= YOUR TASK =
Starting at the first line of the listing below, repeat each line exactly until the line containing "label='redeemable snowball (half", which you include. Leave out pictures.

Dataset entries
-------

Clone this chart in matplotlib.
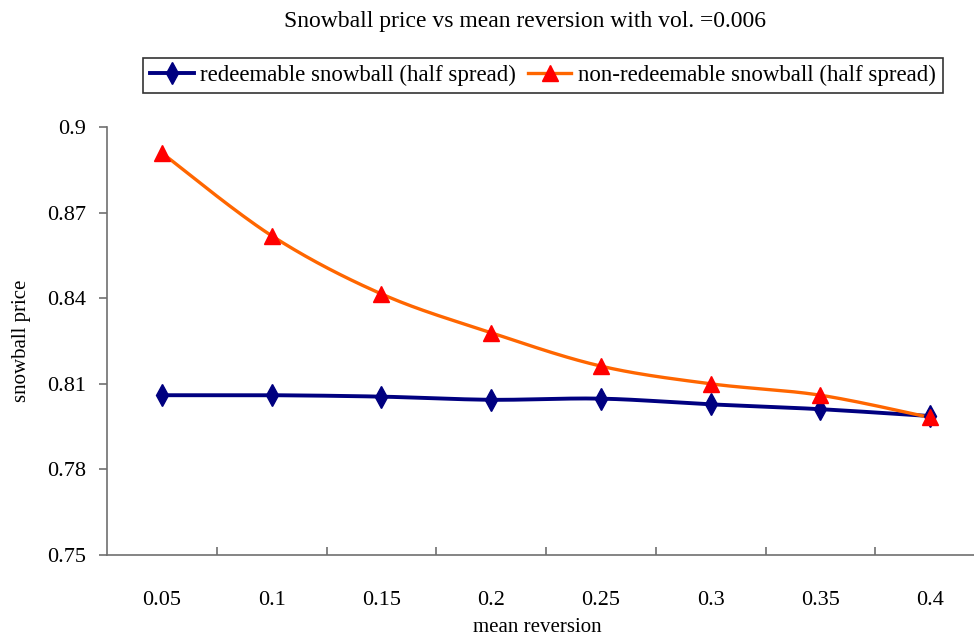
import numpy as np
import matplotlib.pyplot as plt

# mean reversion levels and snowball prices
mean_rev = ["0.05", "0.1", "0.15", "0.2", "0.25", "0.3", "0.35", "0.4"]
redeemable = [0.8060, 0.8060, 0.8055, 0.8044, 0.8048, 0.8028, 0.8011, 0.7987]
non_redeemable = [0.8909, 0.8619, 0.8415, 0.8279, 0.8162, 0.8100, 0.8060, 0.7982]
y_ticks = [0.75, 0.78, 0.81, 0.84, 0.87, 0.9]

plt.rcParams['font.family'] = ['Liberation Serif', 'DejaVu Serif']


def smooth(xs, ys, n=30):
    # catmull-rom curve through the points, like a spreadsheet "smoothed line"
    xs = np.asarray(xs, float)
    ys = np.asarray(ys, float)
    px = np.concatenate([[xs[0]], xs, [xs[-1]]])
    py = np.concatenate([[ys[0]], ys, [ys[-1]]])
    out_x, out_y = [], []
    t = np.linspace(0, 1, n)
    for i in range(1, len(px) - 2):
        for p, out in ((px, out_x), (py, out_y)):
            p0, p1, p2, p3 = p[i - 1], p[i], p[i + 1], p[i + 2]
            c1 = p1 + (p2 - p0) / 6
            c2 = p2 - (p3 - p1) / 6
            seg = ((1 - t) ** 3 * p1 + 3 * (1 - t) ** 2 * t * c1
                   + 3 * (1 - t) * t ** 2 * c2 + t ** 3 * p2)
            out.extend(seg)
    return out_x, out_y


fig = plt.figure(figsize=(9.74, 6.41), dpi=100)
ax = fig.add_axes([107 / 974, 86 / 641, 878 / 974, 428 / 641])

x = np.arange(len(mean_rev))

sx, sy = smooth(x, redeemable)
ax.plot(sx, sy, color='#000080', lw=2.8, zorder=2)
ax.plot(x, redeemable, ls='none', marker='d', color='#000080',
        markersize=11, zorder=3)
l1, = ax.plot([], [], color='#000080', lw=2.8, marker='d', markersize=11,
              label='redeemable snowball (half spread)')

sx, sy = smooth(x, non_redeemable)
ax.plot(sx, sy, color='#FF6600', lw=2.4, zorder=2)
ax.plot(x, non_redeemable, ls='none', marker='^', color='#FF0000',
        markersize=12, zorder=4)
l2, = ax.plot([], [], color='#FF6600', lw=2.4, marker='^', markersize=12,
              markerfacecolor='#FF0000', markeredgecolor='#FF0000',
              label='non-redeemable snowball (half spread)')

ax.set_xlim(-0.5, len(mean_rev) - 0.5)
ax.set_ylim(0.75, 0.9)

ax.set_xticks(x)
ax.set_xticklabels(mean_rev)
ax.set_xticks(np.arange(0.5, len(mean_rev)), minor=True)
ax.tick_params(axis='x', which='major', length=0, pad=26, labelsize=16)
ax.tick_params(axis='x', which='minor', direction='in', length=6,
               color='#707070', width=1.2)

ax.set_yticks(y_ticks)
ax.set_yticklabels(["0.75", "0.78", "0.81", "0.84", "0.87", "0.9"])
ax.tick_params(axis='y', direction='out', length=6, color='#707070',
               width=1.2, pad=9, labelsize=16)

for side in ('top', 'right'):
    ax.spines[side].set_visible(False)
for side in ('left', 'bottom'):
    ax.spines[side].set_color('#707070')
    ax.spines[side].set_linewidth(1.2)

ax.set_xlabel('mean reversion', fontsize=15)
ax.xaxis.set_label_coords((537 - 107) / 878, (555 - 628) / 428)
ax.xaxis.label.set_va('center')
ax.set_ylabel('snowball price', fontsize=15)
ax.yaxis.set_label_coords((22 - 107) / 878, 0.5)
ax.yaxis.label.set_va('center')

fig.text(525 / 974, 1 - 22 / 641, 'Snowball price vs mean reversion with vol. =0.006',
         ha='center', va='center', fontsize=17)

leg = fig.legend(handles=[l1, l2], loc='center', ncol=2,
                 bbox_to_anchor=(543 / 974, 1 - 75.5 / 641),
                 fontsize=16.5, fancybox=False, edgecolor='black',
                 handlelength=1.9, handletextpad=0.3, columnspacing=0.5,
                 borderpad=0.3, borderaxespad=0)
leg.get_frame().set_linewidth(1.2)

fig.savefig('out.png', dpi=100)
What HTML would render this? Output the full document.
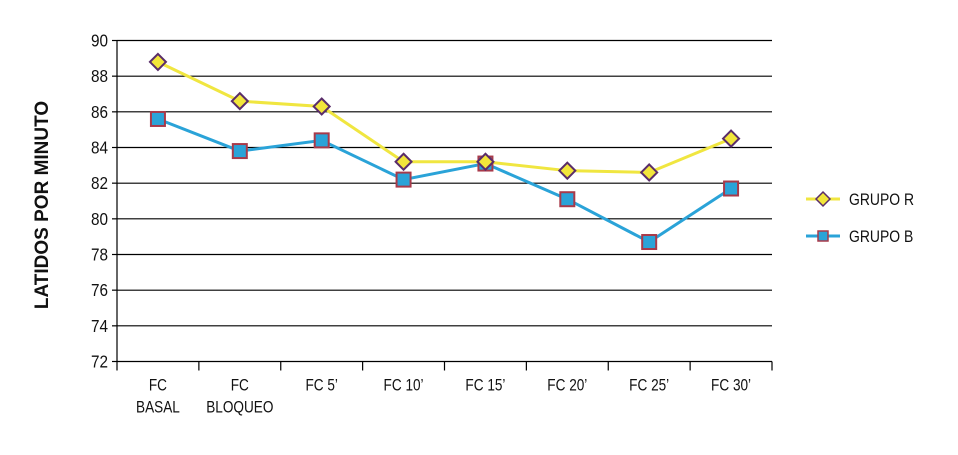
<!DOCTYPE html>
<html><head><meta charset="utf-8"><style>
body{margin:0;background:#fff;}
svg text{font-family:"Liberation Sans Narrow","Liberation Sans",sans-serif;fill:#111;}
</style></head><body>
<svg id="chart" width="958" height="450" viewBox="0 0 958 450" xmlns="http://www.w3.org/2000/svg">
<g id="grid"></g>
<g id="axes"></g>
<g id="series"></g>
<text transform="translate(48,205) rotate(-90)" text-anchor="middle" font-size="19" font-weight="bold">LATIDOS POR MINUTO</text>
<g>
  <g>
    <line x1="806" y1="199" x2="840" y2="199" stroke="#f0e640" stroke-width="3"/>
    <polygon points="823,192 830,199 823,206 816,199" fill="#f2e63a" stroke="#5a2d6a" stroke-width="1.5"/>
    <text transform="translate(849,205) scale(0.82,1)" font-size="17">GRUPO R</text>
  </g>
  <g>
    <line x1="806" y1="236" x2="840" y2="236" stroke="#2aa3d8" stroke-width="3"/>
    <rect x="818" y="231" width="10" height="10" fill="#2aa3d8" stroke="#a83a4a" stroke-width="1.5"/>
    <text transform="translate(849,242) scale(0.82,1)" font-size="17">GRUPO B</text>
  </g>
</g>
</svg>
<script>
const categories = [["FC","BASAL"],["FC","BLOQUEO"],["FC 5’"],["FC 10’"],["FC 15’"],["FC 20’"],["FC 25’"],["FC 30’"]];
const grupoR = [88.8, 86.6, 86.3, 83.2, 83.2, 82.7, 82.6, 84.5];
const grupoB = [85.6, 83.8, 84.4, 82.2, 83.1, 81.1, 78.7, 81.7];
const yTicks = [72,74,76,78,80,82,84,86,88,90];

const NS="http://www.w3.org/2000/svg";
const L=117,R=772,T=40.5,B=361.5,yMin=72,yMax=90;
const bw=(R-L)/categories.length;
function xs(i){return L+bw*(i+0.5);}
function ys(v){return B-(v-yMin)/(yMax-yMin)*(B-T);}
function mk(tag,attrs,parent){const e=document.createElementNS(NS,tag);for(const k in attrs)e.setAttribute(k,attrs[k]);parent.appendChild(e);return e;}
const grid=document.getElementById('grid'),axes=document.getElementById('axes'),series=document.getElementById('series');
yTicks.forEach(v=>{
  const y=ys(v);
  const g=mk('line',{x1:L,x2:R,y1:y,y2:y,stroke:'#000','stroke-width':1.2},grid);
  
  
  mk('line',{x1:L-5,x2:L,y1:y,y2:y,stroke:'#000','stroke-width':1.2},axes);
  const t=mk('text',{transform:`translate(${L-9},${y+6}) scale(0.85,1)`,'text-anchor':'end','font-size':18},axes);
  t.textContent=v;
  
  
});
const ya=mk('line',{x1:L,x2:L,y1:T,y2:B,stroke:'#000','stroke-width':1.2},axes);


for(let i=0;i<=categories.length;i++){
  const x=L+bw*i;
  mk('line',{x1:x,x2:x,y1:B,y2:B+9,stroke:'#000','stroke-width':1.2},axes);
}
categories.forEach((c,i)=>{
  c.forEach((s,j)=>{
    const t=mk('text',{transform:`translate(${xs(i)},${B+29+j*22}) scale(0.8,1)`,'text-anchor':'middle','font-size':17},axes);
    t.textContent=s;
    
    
  });
});
function drawLine(vals,color,name){
  const p=mk('polyline',{points:vals.map((v,i)=>xs(i)+','+ys(v)).join(' '),fill:'none',stroke:color,'stroke-width':3},series);
  
  
}
drawLine(grupoR,'#f0e640','grupo-r');
drawLine(grupoB,'#2aa3d8','grupo-b');
grupoB.forEach((v,i)=>{
  const r=mk('rect',{x:xs(i)-7,y:ys(v)-7,width:14,height:14,fill:'#2aa3d8',stroke:'#a83a4a','stroke-width':2},series);
  
  
});
grupoR.forEach((v,i)=>{
  const x=xs(i),y=ys(v);
  const p=mk('polygon',{points:`${x},${y-8} ${x+8},${y} ${x},${y+8} ${x-8},${y}`,fill:'#f2e63a',stroke:'#5a2d6a','stroke-width':2},series);
  
  
});
</script>
</body></html>
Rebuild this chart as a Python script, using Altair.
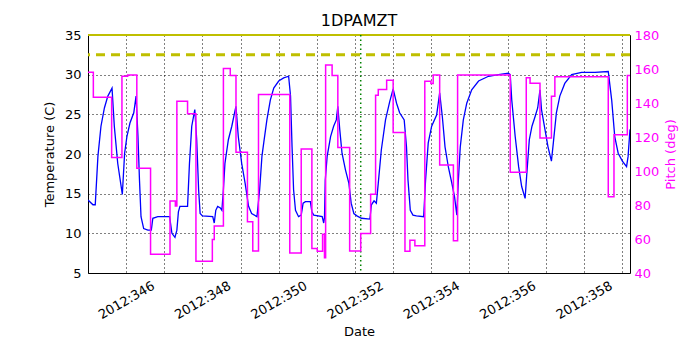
import altair as alt
import pandas as pd

# ---- data ----
temp_day = [345.0, 345.13, 345.19, 345.26, 345.34, 345.43, 345.52, 345.63, 345.69, 345.78,
            345.9, 345.96, 346.02, 346.1, 346.2, 346.26, 346.31, 346.35, 346.39, 346.46,
            346.57, 346.66, 346.7, 346.83, 347.14, 347.2, 347.28, 347.33, 347.37, 347.41,
            347.61, 347.66, 347.72, 347.8, 347.85, 347.9, 347.94, 348.0, 348.27, 348.31,
            348.35, 348.4, 348.47, 348.51, 348.55, 348.59, 348.68, 348.77, 348.86, 348.88,
            348.94, 349.03, 349.12, 349.21, 349.29, 349.43, 349.5, 349.56, 349.61, 349.69,
            349.78, 349.87, 350.0, 350.13, 350.26, 350.31, 350.35, 350.39, 350.44, 350.52,
            350.59, 350.64, 350.7, 350.83, 350.87, 350.92, 351.14, 351.18, 351.2, 351.22,
            351.27, 351.36, 351.44, 351.51, 351.55, 351.6, 351.66, 351.75, 351.84, 351.9,
            351.97, 352.05, 352.17, 352.39, 352.43, 352.5, 352.56, 352.61, 352.69, 352.8,
            352.91, 353.0, 353.09, 353.17, 353.29, 353.35, 353.39, 353.45, 353.52, 353.61,
            353.8, 353.85, 353.92, 354.01, 354.14, 354.22, 354.29, 354.36, 354.45, 354.54,
            354.61, 354.67, 354.71, 354.76, 354.84, 354.93, 355.06, 355.24, 355.5, 355.76,
            356.02, 356.07, 356.11, 356.2, 356.29, 356.37, 356.46, 356.5, 356.57, 356.64,
            356.72, 356.79, 356.85, 356.89, 356.98, 357.06, 357.15, 357.2, 357.28, 357.37,
            357.5, 357.68, 357.94, 358.29, 358.64, 358.73, 358.81, 358.9, 359.01, 359.12,
            359.16, 359.21]
temp_val = [14.2, 13.6, 13.6, 19.7, 23.5, 25.8, 27.3, 28.3, 23.5, 18.8,
            14.9, 20.1, 22.2, 23.9, 25.2, 27.3, 22.2, 16.7, 12.1, 10.6,
            10.4, 10.4, 11.9, 12.1, 12.1, 10.0, 9.5, 10.4, 12.7, 13.4,
            13.4, 18.8, 23.5, 25.6, 21.8, 15.5, 12.5, 12.2, 12.1, 11.3,
            12.9, 13.4, 13.2, 12.9, 15.5, 18.8, 21.8, 23.5, 25.6, 26.0,
            22.2, 18.8, 16.3, 13.4, 12.5, 12.1, 15.5, 19.7, 21.5, 24.3,
            26.8, 28.3, 29.2, 29.6, 29.8, 27.3, 20.9, 15.5, 12.9, 12.1,
            12.3, 13.8, 14.0, 14.0, 12.7, 12.3, 12.1, 11.3, 12.0, 16.7,
            19.7, 22.2, 23.5, 24.3, 26.0, 23.1, 20.1, 18.0, 16.3, 13.8,
            12.5, 12.2, 11.9, 11.8, 13.6, 14.1, 13.8, 16.3, 20.5, 24.3,
            26.6, 28.2, 26.4, 25.2, 24.3, 20.9, 16.7, 12.9, 12.3, 12.2,
            12.1, 16.7, 21.4, 23.5, 24.9, 27.7, 24.7, 20.9, 18.3, 16.3,
            14.6, 12.3, 16.7, 20.9, 24.3, 26.4, 28.1, 29.2, 29.8, 30.0,
            30.2, 30.0, 26.8, 22.2, 18.4, 15.9, 14.4, 17.2, 21.8, 23.5,
            24.7, 25.8, 28.1, 25.6, 23.1, 20.9, 19.1, 21.4, 25.2, 27.3,
            28.9, 30.0, 30.3, 30.3, 30.4, 26.8, 22.2, 20.1, 19.1, 18.4,
            19.7, 23.1]

pitch_day = [345.0, 345.14, 345.62, 345.89, 346.04, 346.28, 346.64, 347.15, 347.29, 347.33,
             347.61, 347.83, 348.26, 348.31, 348.55, 348.73, 348.88, 349.18, 349.32, 349.47,
             350.29, 350.59, 350.87, 351.01, 351.15, 351.2, 351.23, 351.4, 351.55, 351.86,
             352.15, 352.41, 352.54, 352.61, 352.83, 353.0, 353.31, 353.44, 353.57, 353.83,
             353.99, 354.05, 354.22, 354.58, 354.69, 356.07, 356.49, 356.59, 356.85, 357.15,
             357.24, 358.64, 358.79, 359.14, 359.21]
pitch_val = [158.1, 143.4, 108.0, 155.8, 156.4, 101.6, 51.0, 82.3, 79.4, 141.0,
             133.7, 46.9, 59.7, 67.6, 160.3, 156.2, 111.1, 70.1, 53.0, 145.0,
             51.8, 113.0, 54.4, 52.8, 62.8, 49.0, 162.3, 156.2, 113.8, 53.0,
             63.2, 86.3, 144.6, 147.9, 153.4, 122.7, 52.8, 59.3, 56.0, 152.8,
             151.4, 156.4, 103.6, 58.9, 156.4, 99.3, 154.8, 151.6, 119.4, 144.0,
             155.4, 84.9, 121.3, 156.2, 156.2]

x_ticks = list(range(345, 360))
temp_ticks = [5, 10, 15, 20, 25, 30, 35]
pitch_ticks = [40, 60, 80, 100, 120, 140, 160, 180]
limit_dashed = [32.5]
limit_top = [35.0]
marker_day = [352.15]

FONT = "DejaVu Sans"
MAGENTA = "#ff00ff"

xscale = alt.Scale(domain=[345.0, 359.21], nice=False, zero=False)
tscale = alt.Scale(domain=[5, 35], nice=False, zero=False)
pscale = alt.Scale(domain=[40, 180], nice=False, zero=False)

xaxis = alt.Axis(values=x_ticks, tickCount=40,
                 labelExpr="datum.value % 2 == 0 ? '2012:' + datum.value : ''",
                 labelAngle=330, labelAlign="center", labelBaseline="middle",
                 labelPadding=27, labelOverlap=False, labelFlush=False,
                 ticks=False, tickSize=0, domain=False,
                 grid=True, gridColor="black", gridDash=[1, 3], gridOpacity=1, gridWidth=1,
                 title="Date", titlePadding=4)
laxis = alt.Axis(values=temp_ticks, tickCount=20, labelPadding=7, ticks=False, tickSize=0,
                 domain=False, labelOverlap=False, labelFlush=False,
                 grid=True, gridColor="black", gridDash=[1, 3], gridOpacity=1, gridWidth=1,
                 title="Temperature (C)", titlePadding=8)
raxis = alt.Axis(values=pitch_ticks, tickCount=20, orient="right", labelPadding=4, ticks=False,
                 tickSize=0, domain=False, grid=False, labelOverlap=False, labelFlush=False,
                 labelColor=MAGENTA, titleColor=MAGENTA, titleAngle=270, titleBaseline="top",
                 title="Pitch (deg)", titlePadding=6)

temp_df = pd.DataFrame({"day": temp_day, "temp": temp_val})
pitch_df = pd.DataFrame({"day": pitch_day, "pitch": pitch_val})

temp_line = alt.Chart(temp_df).mark_line(color="#0000ff", strokeWidth=1.3, clip=True).encode(
    x=alt.X("day:Q", scale=xscale, axis=xaxis),
    y=alt.Y("temp:Q", scale=tscale, axis=laxis),
)
dashed = alt.Chart(pd.DataFrame({"temp": limit_dashed})).mark_rule(
    color="#bfbf00", strokeWidth=3, strokeDash=[9, 6]).encode(
    y=alt.Y("temp:Q", scale=tscale))
topline = alt.Chart(pd.DataFrame({"temp": limit_top})).mark_rule(
    color="#bfbf00", strokeWidth=2).encode(
    y=alt.Y("temp:Q", scale=tscale))
marker = alt.Chart(pd.DataFrame({"day": marker_day})).mark_rule(
    color="#008000", strokeWidth=1.5, strokeDash=[1.5, 3]).encode(
    x=alt.X("day:Q", scale=xscale))

temp_layer = alt.layer(temp_line, dashed, topline, marker)

pitch_line = alt.Chart(pitch_df).mark_line(color=MAGENTA, strokeWidth=1.5,
                                           interpolate="step-after", clip=True).encode(
    x=alt.X("day:Q", scale=xscale),
    y=alt.Y("pitch:Q", scale=pscale, axis=raxis),
)

chart = alt.layer(temp_layer, pitch_line).resolve_scale(y="independent").properties(
    width=542, height=238,
    title=alt.TitleParams("1DPAMZT", fontSize=16, font=FONT, fontWeight="normal",
                          anchor="middle", offset=0, color="black"),
    autosize=alt.AutoSizeParams(type="none"),
    padding={"left": 80, "top": 27, "right": 62, "bottom": 69},
).configure_view(stroke="black", strokeWidth=1).configure_axis(
    labelFont=FONT, labelFontSize=13, labelColor="black",
    titleFont=FONT, titleFontSize=13, titleFontWeight="normal", titleColor="black",
)

chart.save("out.html", embed_options={"renderer": "svg", "actions": False})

-------

= WRITTEN RESPONSE =
Clone this chart in matplotlib.
import numpy as np
import matplotlib.pyplot as plt

# mean reversion levels and snowball prices
mean_rev = ["0.05", "0.1", "0.15", "0.2", "0.25", "0.3", "0.35", "0.4"]
redeemable = [0.8060, 0.8060, 0.8055, 0.8044, 0.8048, 0.8028, 0.8011, 0.7987]
non_redeemable = [0.8909, 0.8619, 0.8415, 0.8279, 0.8162, 0.8100, 0.8060, 0.7982]
y_ticks = [0.75, 0.78, 0.81, 0.84, 0.87, 0.9]

plt.rcParams['font.family'] = ['Liberation Serif', 'DejaVu Serif']


def smooth(xs, ys, n=30):
    # catmull-rom curve through the points, like a spreadsheet "smoothed line"
    xs = np.asarray(xs, float)
    ys = np.asarray(ys, float)
    px = np.concatenate([[xs[0]], xs, [xs[-1]]])
    py = np.concatenate([[ys[0]], ys, [ys[-1]]])
    out_x, out_y = [], []
    t = np.linspace(0, 1, n)
    for i in range(1, len(px) - 2):
        for p, out in ((px, out_x), (py, out_y)):
            p0, p1, p2, p3 = p[i - 1], p[i], p[i + 1], p[i + 2]
            c1 = p1 + (p2 - p0) / 6
            c2 = p2 - (p3 - p1) / 6
            seg = ((1 - t) ** 3 * p1 + 3 * (1 - t) ** 2 * t * c1
                   + 3 * (1 - t) * t ** 2 * c2 + t ** 3 * p2)
            out.extend(seg)
    return out_x, out_y


fig = plt.figure(figsize=(9.74, 6.41), dpi=100)
ax = fig.add_axes([107 / 974, 86 / 641, 878 / 974, 428 / 641])

x = np.arange(len(mean_rev))

sx, sy = smooth(x, redeemable)
ax.plot(sx, sy, color='#000080', lw=2.8, zorder=2)
ax.plot(x, redeemable, ls='none', marker='d', color='#000080',
        markersize=11, zorder=3)
l1, = ax.plot([], [], color='#000080', lw=2.8, marker='d', markersize=11,
              label='redeemable snowball (half spread)')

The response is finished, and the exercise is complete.